It is also known that during the last fifty-one years, the eastern channel into the lagoon has neither become narrower, nor decreased in depth; and as there are numerous small knolls of living coral within it, some change might have been anticipated. Moreover, as the whole reef round the lagoon of this atoll has been converted into land--an unparalleled case, I believe, in an atoll of such large size,--and as the strip of land is for considerable spaces more than half a mile wide--also a very unusual circumstance,--we have the best possible evidence, that Diego Garcia has remained at its present level for a very long period. With this fact, and with the knowledge that no sensible change has taken place during eighty years in the coral-knolls, and considering that every single reef has reached the surface in other atolls, which do not present the smallest appearance of being older than Diego Garcia and Peros Banhos, and which are placed under the same external conditions with them, one is led to conclude that these submerged reefs, although covered with luxuriant coral, have no tendency to grow upwards, and that they would remain at their present levels for an almost indefinite period.
From the number of these knolls, from their position, size, and form, many of them being only one or two hundred yards across, with a rounded outline, and precipitous sides,--it is indisputable that they have been formed by the growth of coral; and this makes the case much more remarkable.
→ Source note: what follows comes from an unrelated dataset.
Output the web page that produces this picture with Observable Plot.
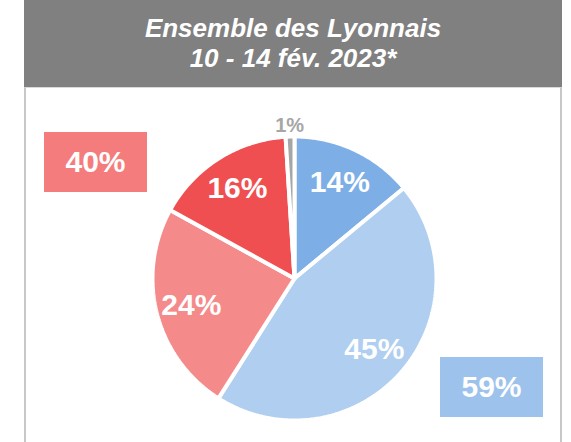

In Peros Banhos and in the Great Chagos Bank, some of these almost columnar masses are 200 feet high, and their summits lie only from two to eight fathoms beneath the surface; therefore, a small proportional amount more of growth would cause them to attain the surface, like those numerous knolls, which rise from an equally great depth within the Maldiva atolls. We can hardly suppose that time has been wanting for the upward growth of the coral, whilst in Diego Garcia, the broad annular strip of land, formed by the continued accumulation of detritus, shows how long this atoll has remained at its present level. We must look to some other cause than the rate of growth; and I suspect it will be found in the reefs being formed of different species of corals, adapted to live at different depths.
The Great Chagos Bank is situated in the centre of the Chagos Group, and the Pitt and Speaker Banks at its two extreme points. These banks resemble atolls, except in their external rim being about eight fathoms submerged, and in being formed of dead rock, with very little living coral on it: a portion nine miles long of the annular reef of Peros Banhos atoll is in the same condition. These facts, as will hereafter be shown, render it very probable that the whole group at some former period subsided seven or eight fathoms; and that the coral perished on the outer margin of those atolls which are now submerged, but that it continued alive, and grew up to the surface on those which are now perfect. If these atolls did subside, and if from the suddenness of the movement or from any other cause, those corals which are better adapted to live at a certain depth than at the surface, once got possession of the knolls, supplanting the former occupants, they would exert little or no tendency to grow upwards. To illustrate this, I may observe, that if the corals of the upper zone on the outer edge of Keeling atoll were to perish, it is improbable that those of the lower zone would grow to the surface, and thus become exposed to conditions for which they do not appear to be adapted. The conjecture, that the corals on the submerged knolls within the Chagos atolls have analogous habits with those of the lower zone outside Keeling atoll, receives some support from a remark by Captain Moresby, namely, that they have a different appearance from those on the reefs in the Maldiva atolls, which, as we have seen, all rise to the surface: he compares the kind of difference to that of the vegetation under different climates. I have entered at considerable length into this case, although unable to throw much light on it, in order to show that an equal tendency to upward growth ought not to be attributed to all coral-reefs,--to those situated at different depths,--to those forming the ring of an atoll or those on the knolls within a lagoon,--to those in one area and those in another.